Byron Frisch

No. 90, 99
- Position: Defensive end

Personal information
- Born: December 17, 1976 (age 48) Roseville, California, U.S.
- Height: 6 ft 5 in (1.96 m)
- Weight: 267 lb (121 kg)

Career information
- High school: Bonita Vista (CA)
- College: BYU
- NFL draft: 2000: 3rd round, 93rd overall pick

Career history
- Tennessee Titans (2000); Dallas Cowboys (2001); New York Giants (2002); San Francisco 49ers (2003)*;
- * Offseason and/or practice squad member only

Awards and highlights
- First-team All-Mountain West (1999); 2× Second-team All-WAC (1997, 1998);

Career NFL statistics
- Games played: 23
- Stats at Pro Football Reference

= Byron Frisch =

American football player (born 1976)

Byron Arthur Frisch (born December 17, 1976) is an American former professional football player who was a defensive end in the National Football League (NFL) for the Dallas Cowboys and the New York Giants. He played college football at Brigham Young University.

==Early life==
Frisch attended Bonita Vista High School, helping the team win 2 championships. He received league defensive player of the year and All-league honors as a senior. He also practiced wrestling.

==College career==
He accepted a football scholarship from Brigham Young University. He suffered a fractured ankle as a redshirt freshman, but was able to recover to start 8 games in the season, tallying 40 tackles, 3 sacks, one forced fumble and one fumble recovery.

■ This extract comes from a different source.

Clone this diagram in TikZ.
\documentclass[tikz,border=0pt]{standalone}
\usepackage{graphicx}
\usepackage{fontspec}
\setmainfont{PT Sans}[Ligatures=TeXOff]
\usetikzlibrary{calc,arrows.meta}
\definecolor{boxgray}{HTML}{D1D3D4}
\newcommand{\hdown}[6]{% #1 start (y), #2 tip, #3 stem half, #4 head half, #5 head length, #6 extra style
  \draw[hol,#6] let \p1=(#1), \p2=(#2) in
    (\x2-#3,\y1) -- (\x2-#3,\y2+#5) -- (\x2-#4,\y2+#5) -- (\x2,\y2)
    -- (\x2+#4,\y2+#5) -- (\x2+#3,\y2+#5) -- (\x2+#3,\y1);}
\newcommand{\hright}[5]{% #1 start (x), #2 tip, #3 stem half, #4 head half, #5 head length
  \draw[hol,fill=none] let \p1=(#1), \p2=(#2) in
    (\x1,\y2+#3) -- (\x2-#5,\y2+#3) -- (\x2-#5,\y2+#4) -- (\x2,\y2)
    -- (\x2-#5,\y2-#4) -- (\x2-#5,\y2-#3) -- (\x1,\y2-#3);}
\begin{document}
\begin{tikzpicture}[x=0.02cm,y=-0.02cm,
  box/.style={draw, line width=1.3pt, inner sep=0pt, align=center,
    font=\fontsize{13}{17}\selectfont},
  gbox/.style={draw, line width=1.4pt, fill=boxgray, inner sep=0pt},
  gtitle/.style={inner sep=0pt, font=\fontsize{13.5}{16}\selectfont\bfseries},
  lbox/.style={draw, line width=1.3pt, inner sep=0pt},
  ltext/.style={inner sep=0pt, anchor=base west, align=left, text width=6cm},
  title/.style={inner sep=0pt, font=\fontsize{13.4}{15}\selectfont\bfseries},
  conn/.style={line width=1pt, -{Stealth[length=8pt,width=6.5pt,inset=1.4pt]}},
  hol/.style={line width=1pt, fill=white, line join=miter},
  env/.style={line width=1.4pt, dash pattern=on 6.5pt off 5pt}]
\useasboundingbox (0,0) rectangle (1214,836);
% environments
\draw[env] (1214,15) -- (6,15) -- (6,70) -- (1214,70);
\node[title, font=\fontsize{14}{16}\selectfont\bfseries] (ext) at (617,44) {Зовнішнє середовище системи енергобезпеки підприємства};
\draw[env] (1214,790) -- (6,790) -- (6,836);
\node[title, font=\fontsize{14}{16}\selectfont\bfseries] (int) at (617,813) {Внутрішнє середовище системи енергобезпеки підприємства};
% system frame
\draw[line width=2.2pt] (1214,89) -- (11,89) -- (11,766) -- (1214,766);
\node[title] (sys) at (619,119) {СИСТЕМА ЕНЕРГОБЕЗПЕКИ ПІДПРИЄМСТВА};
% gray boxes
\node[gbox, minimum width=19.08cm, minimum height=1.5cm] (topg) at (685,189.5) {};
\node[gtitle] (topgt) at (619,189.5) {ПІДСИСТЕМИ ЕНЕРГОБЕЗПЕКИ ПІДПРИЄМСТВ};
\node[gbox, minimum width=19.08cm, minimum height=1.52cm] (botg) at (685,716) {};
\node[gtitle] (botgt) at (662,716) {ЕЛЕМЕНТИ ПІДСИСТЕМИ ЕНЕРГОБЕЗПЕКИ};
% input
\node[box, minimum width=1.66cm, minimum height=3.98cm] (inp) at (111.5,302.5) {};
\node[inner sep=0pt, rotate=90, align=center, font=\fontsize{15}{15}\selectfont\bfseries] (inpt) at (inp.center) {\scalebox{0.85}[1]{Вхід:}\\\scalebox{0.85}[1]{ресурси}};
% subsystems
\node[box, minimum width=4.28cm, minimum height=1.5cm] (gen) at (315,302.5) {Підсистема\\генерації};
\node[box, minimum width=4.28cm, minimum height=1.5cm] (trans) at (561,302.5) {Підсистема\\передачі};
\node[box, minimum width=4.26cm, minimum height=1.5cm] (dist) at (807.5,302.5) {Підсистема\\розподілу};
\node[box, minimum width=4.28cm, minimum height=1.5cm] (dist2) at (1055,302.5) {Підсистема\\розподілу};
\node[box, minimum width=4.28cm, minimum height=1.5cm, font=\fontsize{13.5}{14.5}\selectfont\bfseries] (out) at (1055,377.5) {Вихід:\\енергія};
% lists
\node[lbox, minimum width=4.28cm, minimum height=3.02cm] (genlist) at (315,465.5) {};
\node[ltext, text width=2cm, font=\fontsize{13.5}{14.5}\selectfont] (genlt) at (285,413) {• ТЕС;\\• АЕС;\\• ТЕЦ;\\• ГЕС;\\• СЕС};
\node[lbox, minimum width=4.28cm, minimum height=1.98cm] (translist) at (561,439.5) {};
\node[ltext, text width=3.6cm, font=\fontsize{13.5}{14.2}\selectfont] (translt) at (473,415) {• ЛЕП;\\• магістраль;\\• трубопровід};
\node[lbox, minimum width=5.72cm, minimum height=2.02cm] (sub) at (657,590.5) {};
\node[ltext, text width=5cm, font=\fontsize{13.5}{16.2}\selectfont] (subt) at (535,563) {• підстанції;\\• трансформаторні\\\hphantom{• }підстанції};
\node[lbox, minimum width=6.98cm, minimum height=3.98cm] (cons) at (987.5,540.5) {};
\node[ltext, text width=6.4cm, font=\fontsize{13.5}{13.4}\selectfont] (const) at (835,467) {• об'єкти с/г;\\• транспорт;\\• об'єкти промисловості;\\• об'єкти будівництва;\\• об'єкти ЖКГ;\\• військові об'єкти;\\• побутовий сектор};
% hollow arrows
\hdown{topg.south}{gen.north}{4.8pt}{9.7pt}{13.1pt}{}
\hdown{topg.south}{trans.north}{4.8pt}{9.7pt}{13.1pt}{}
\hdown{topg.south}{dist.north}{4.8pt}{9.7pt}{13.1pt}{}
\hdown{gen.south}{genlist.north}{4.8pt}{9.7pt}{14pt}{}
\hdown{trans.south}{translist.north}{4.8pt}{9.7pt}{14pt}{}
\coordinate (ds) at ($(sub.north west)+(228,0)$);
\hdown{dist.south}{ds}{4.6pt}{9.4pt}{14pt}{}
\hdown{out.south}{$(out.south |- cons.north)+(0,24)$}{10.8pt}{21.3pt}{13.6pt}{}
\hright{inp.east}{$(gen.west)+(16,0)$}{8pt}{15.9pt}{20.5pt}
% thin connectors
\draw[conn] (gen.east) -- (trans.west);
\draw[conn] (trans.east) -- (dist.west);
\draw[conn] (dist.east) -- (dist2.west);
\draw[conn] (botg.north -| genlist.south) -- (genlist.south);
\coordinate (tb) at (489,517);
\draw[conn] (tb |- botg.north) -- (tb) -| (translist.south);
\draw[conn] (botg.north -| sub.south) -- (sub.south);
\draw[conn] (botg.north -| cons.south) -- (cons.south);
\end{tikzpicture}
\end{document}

As a sophomore, he collected 57 tackles, 9 sacks (led the team), 3 forced fumbles and 2 fumble recoveries. As a junior, he registered 70 tackles (fourth on the team), 5 sacks, 14 quarterback hurries, one forced fumble and one fumble recovery.

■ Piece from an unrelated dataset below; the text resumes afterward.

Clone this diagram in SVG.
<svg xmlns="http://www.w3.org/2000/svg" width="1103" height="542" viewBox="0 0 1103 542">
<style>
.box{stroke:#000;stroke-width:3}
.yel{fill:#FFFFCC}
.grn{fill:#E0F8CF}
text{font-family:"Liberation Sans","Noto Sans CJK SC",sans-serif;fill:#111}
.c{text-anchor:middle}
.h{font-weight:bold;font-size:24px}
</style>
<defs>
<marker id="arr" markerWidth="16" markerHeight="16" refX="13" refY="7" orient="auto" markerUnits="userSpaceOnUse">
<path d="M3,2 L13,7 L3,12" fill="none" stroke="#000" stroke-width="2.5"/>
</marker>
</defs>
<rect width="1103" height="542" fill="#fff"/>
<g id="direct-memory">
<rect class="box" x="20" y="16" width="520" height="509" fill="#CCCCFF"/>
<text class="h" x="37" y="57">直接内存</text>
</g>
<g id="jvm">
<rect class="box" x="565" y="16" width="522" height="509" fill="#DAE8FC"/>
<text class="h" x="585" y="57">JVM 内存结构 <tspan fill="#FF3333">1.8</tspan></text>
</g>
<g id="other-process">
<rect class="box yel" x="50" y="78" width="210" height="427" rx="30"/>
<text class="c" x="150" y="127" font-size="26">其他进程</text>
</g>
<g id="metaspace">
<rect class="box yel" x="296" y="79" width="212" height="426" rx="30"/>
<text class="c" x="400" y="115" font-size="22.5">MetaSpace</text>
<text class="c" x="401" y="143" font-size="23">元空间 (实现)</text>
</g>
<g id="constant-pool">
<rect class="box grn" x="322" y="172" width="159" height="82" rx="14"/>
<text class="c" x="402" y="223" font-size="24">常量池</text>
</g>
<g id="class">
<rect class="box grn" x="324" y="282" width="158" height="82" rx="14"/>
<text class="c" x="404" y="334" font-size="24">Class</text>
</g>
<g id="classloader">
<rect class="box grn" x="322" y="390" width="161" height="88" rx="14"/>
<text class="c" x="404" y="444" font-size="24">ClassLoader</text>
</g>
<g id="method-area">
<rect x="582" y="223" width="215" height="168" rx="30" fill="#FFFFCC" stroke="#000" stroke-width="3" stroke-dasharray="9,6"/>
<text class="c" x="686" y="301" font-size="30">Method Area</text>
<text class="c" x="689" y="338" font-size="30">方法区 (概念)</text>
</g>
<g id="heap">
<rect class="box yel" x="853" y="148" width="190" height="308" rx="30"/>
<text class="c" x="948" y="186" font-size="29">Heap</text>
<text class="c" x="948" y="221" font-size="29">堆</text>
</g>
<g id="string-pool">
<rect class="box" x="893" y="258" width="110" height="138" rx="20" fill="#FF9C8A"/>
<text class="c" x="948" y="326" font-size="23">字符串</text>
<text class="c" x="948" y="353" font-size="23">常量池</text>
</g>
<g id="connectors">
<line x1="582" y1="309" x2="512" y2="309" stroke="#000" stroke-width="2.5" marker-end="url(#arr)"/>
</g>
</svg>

As a senior, he registered 55 tackles (17 for loss), 8 sacks, 14 quarterback hurries and 2 forced fumbles. He finished his career with 222 tackles (43 for loss), 25 sacks, 46 quarterback hurries, 7 forced fumbles and 4 fumble recoveries.

==Professional career==

===Tennessee Titans===
Frisch was selected by the Tennessee Titans in the third round (93rd overall) of the 2000 NFL draft. As a rookie, he was declared inactive in all 16 games and also suffered from a foot injury. He was waived on September 2, 2001.

===Dallas Cowboys===
On September 24, 2001, he was signed as a free agent by the Dallas Cowboys. He was used mostly as a pass rush specialist, because he struggled defending the run, finishing with 8 tackles (one for loss), 3 sacks, one pass defensed, one quarterback pressure and one forced fumble. He was released on August 27, 2002.

===New York Giants===
The New York Giants signed him as a free agent on October 15, 2002, after Keith Hamilton was injured. He was cut on March 23, 2003.

===San Francisco 49ers===
On July 3, 2003, he was signed as a free agent by the San Francisco 49ers. He was released on August 26.

==Personal life==
In 2013, he was charged with conspiracy to commit mail fraud in California. He has 3 children and a wife. His oldest son is Colton, middle daughter is Chloe, and the youngest child names soren. Byron now lives running a solar company in San Marcos. The charges were dismissed in 2016.